■ Task details
Only the lines from the start of the data through the line containing "9.6, 9.07, 8.58, 8.09, 7.55]" should be written out, exactly as they are, with both ends included and the pictures left out.

■ Raw data
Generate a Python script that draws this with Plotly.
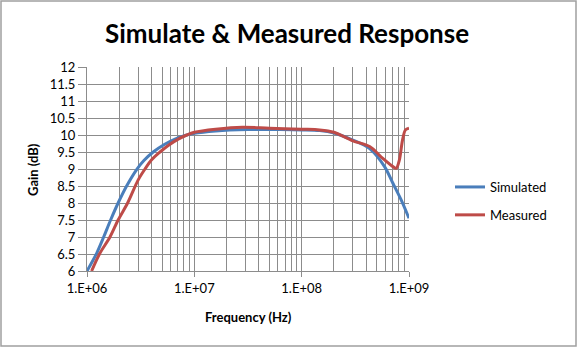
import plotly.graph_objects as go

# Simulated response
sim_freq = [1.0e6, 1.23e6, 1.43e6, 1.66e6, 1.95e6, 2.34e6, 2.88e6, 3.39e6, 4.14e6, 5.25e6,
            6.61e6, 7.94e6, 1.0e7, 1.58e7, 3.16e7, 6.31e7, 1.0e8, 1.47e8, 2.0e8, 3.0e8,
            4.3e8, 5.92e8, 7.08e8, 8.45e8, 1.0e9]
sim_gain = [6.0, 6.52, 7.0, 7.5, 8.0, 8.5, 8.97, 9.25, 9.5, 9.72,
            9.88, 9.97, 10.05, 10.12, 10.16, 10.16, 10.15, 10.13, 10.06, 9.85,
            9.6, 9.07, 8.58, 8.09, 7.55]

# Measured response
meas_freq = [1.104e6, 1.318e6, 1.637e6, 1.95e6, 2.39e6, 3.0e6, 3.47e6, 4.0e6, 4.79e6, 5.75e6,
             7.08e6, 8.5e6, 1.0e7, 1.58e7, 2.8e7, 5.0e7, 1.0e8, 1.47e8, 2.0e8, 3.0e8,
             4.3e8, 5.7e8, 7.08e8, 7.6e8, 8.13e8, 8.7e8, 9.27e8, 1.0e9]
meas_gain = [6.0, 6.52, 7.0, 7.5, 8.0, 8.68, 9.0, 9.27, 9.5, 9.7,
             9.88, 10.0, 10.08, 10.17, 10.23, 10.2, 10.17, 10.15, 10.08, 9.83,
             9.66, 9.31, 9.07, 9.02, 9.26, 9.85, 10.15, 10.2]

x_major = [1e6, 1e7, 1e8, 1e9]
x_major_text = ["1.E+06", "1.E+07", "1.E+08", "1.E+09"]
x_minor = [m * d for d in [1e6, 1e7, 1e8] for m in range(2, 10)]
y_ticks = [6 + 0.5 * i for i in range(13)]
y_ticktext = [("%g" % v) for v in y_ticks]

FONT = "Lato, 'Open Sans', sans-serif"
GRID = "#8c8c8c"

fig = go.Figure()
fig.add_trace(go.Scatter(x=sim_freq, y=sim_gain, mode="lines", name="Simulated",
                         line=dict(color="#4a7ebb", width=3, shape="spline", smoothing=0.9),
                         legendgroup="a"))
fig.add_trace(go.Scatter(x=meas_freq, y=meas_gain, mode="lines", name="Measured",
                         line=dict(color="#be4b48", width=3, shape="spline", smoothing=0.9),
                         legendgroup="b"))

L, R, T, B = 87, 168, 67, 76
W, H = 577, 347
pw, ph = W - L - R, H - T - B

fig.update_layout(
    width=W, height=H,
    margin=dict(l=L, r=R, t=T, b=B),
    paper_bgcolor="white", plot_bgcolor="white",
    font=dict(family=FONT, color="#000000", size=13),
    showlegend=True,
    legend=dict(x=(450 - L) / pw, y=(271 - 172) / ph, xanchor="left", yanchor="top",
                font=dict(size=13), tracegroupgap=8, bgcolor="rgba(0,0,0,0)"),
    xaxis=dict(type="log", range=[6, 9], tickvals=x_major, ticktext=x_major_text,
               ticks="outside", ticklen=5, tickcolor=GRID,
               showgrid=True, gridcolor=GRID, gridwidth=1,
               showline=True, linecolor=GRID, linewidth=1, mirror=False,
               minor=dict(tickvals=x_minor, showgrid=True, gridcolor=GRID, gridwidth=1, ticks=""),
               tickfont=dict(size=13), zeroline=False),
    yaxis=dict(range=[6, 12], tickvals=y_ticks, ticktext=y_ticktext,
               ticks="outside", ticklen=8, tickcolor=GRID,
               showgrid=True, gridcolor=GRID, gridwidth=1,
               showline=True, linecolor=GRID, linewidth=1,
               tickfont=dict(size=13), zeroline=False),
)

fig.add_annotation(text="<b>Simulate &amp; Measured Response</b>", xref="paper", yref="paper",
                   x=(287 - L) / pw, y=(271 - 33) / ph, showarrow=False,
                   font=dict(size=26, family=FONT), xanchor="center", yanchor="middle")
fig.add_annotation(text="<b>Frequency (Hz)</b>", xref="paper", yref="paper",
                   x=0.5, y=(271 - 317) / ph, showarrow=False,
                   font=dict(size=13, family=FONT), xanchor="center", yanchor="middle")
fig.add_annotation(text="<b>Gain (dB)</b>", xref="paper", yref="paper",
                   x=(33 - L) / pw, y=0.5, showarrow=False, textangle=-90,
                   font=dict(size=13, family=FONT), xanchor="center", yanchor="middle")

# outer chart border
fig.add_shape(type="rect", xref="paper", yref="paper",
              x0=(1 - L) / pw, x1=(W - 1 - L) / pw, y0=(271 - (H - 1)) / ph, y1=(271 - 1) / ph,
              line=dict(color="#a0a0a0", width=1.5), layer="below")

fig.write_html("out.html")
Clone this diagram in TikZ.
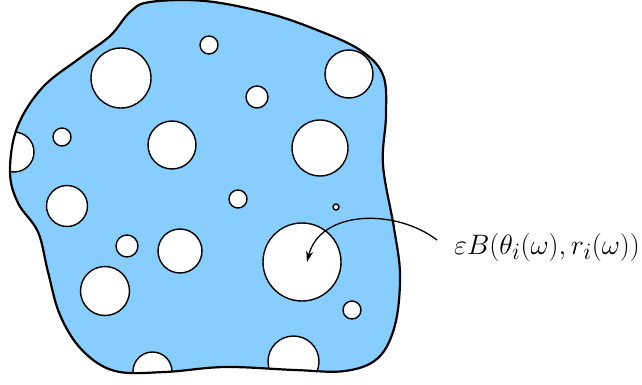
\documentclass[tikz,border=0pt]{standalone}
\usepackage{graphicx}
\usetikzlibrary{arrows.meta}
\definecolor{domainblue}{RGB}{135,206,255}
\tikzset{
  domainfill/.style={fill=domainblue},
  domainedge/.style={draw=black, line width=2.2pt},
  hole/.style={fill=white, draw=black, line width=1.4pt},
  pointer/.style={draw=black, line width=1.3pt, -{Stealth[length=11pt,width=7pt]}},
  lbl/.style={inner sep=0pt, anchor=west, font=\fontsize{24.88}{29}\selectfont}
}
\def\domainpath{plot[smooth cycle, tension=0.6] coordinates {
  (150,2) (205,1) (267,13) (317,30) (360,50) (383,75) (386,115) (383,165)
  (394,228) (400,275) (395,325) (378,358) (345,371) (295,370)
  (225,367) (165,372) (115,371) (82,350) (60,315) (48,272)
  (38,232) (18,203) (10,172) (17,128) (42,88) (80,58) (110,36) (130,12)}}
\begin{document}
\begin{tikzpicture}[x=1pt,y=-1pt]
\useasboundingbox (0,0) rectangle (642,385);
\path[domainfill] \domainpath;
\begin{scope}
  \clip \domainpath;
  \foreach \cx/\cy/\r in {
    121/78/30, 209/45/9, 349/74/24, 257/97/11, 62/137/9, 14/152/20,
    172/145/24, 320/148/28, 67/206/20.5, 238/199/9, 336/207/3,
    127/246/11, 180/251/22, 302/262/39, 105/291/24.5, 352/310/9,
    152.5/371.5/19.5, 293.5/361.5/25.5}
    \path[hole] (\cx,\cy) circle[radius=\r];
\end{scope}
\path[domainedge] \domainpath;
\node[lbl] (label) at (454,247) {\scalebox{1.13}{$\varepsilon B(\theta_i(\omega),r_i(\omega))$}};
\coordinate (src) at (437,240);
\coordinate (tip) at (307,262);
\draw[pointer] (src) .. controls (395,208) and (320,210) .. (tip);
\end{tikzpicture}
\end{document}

■ Solution to the exercise
Generate a Python script that draws this with Plotly.
import plotly.graph_objects as go

# Simulated response
sim_freq = [1.0e6, 1.23e6, 1.43e6, 1.66e6, 1.95e6, 2.34e6, 2.88e6, 3.39e6, 4.14e6, 5.25e6,
            6.61e6, 7.94e6, 1.0e7, 1.58e7, 3.16e7, 6.31e7, 1.0e8, 1.47e8, 2.0e8, 3.0e8,
            4.3e8, 5.92e8, 7.08e8, 8.45e8, 1.0e9]
sim_gain = [6.0, 6.52, 7.0, 7.5, 8.0, 8.5, 8.97, 9.25, 9.5, 9.72,
            9.88, 9.97, 10.05, 10.12, 10.16, 10.16, 10.15, 10.13, 10.06, 9.85,
            9.6, 9.07, 8.58, 8.09, 7.55]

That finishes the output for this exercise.